Am Abend saß ich mit dem Vorstand zusammen, wir tranken Bier und sprachen über diesen wunderbaren Ort. Tanja Tricarico und Bernd Picker sind Journalisten bei der „taz“, Julia Cartarius ist Historikerin und Schullehrerin. Sie erzählten mir, welche Bedenken sie hatten, so einen Ort mit jüdischer Geschichte zu übernehmen. Aber letztendlich haben sie sich dafür entschieden, weil es für die meisten Juden ein Ort der Autonomie und Freiheit war, wo sie eine Zeitlang auch unter Nazi-Herrschaft sich selbst versorgen konnten und Juden unter Juden sein konnten.
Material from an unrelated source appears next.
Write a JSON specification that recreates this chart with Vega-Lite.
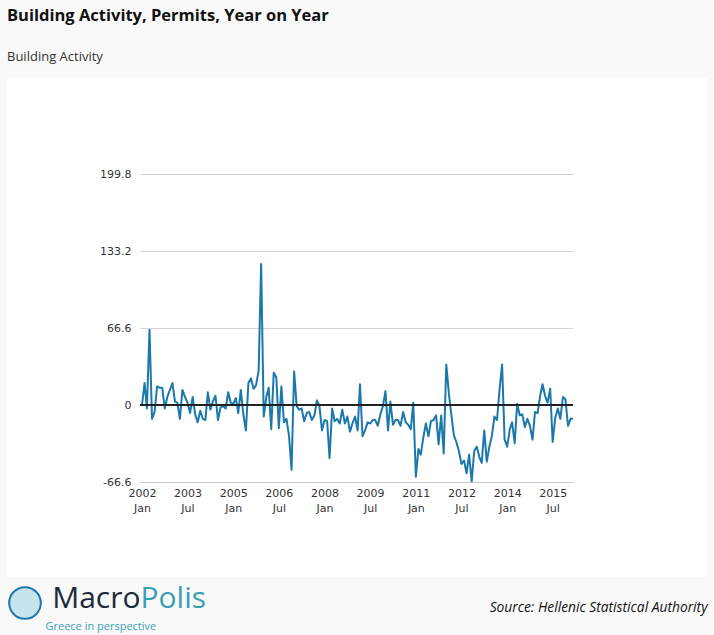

Das ist nicht nur ihre Perspektive. Nachkommen von Überlebenden reisen aus Israel nach Neuendorf, um die Lebensrealität ihrer Vorfahren zu begreifen. Einige von ihnen haben ein Denkmal errichtet und kommen jährlich.

Am nächsten Tag kam eine andere Klasse, der ich das gleiche Programm anbot. Am Nachmittag wurde ich nach Fürstenwalde gefahren und von dort aus nahm ich den Zug nach Berlin. Neuendorf, das neue und das alte, wird mir immer in Erinnerung bleiben, ich empfehle jedem, der an jüdischer Geschichte Interesse hat oder einfach nur aufs Land will, oder beides, einen Abstecher dorthin zu machen und dieses Hippie-Kibbuz zu erleben.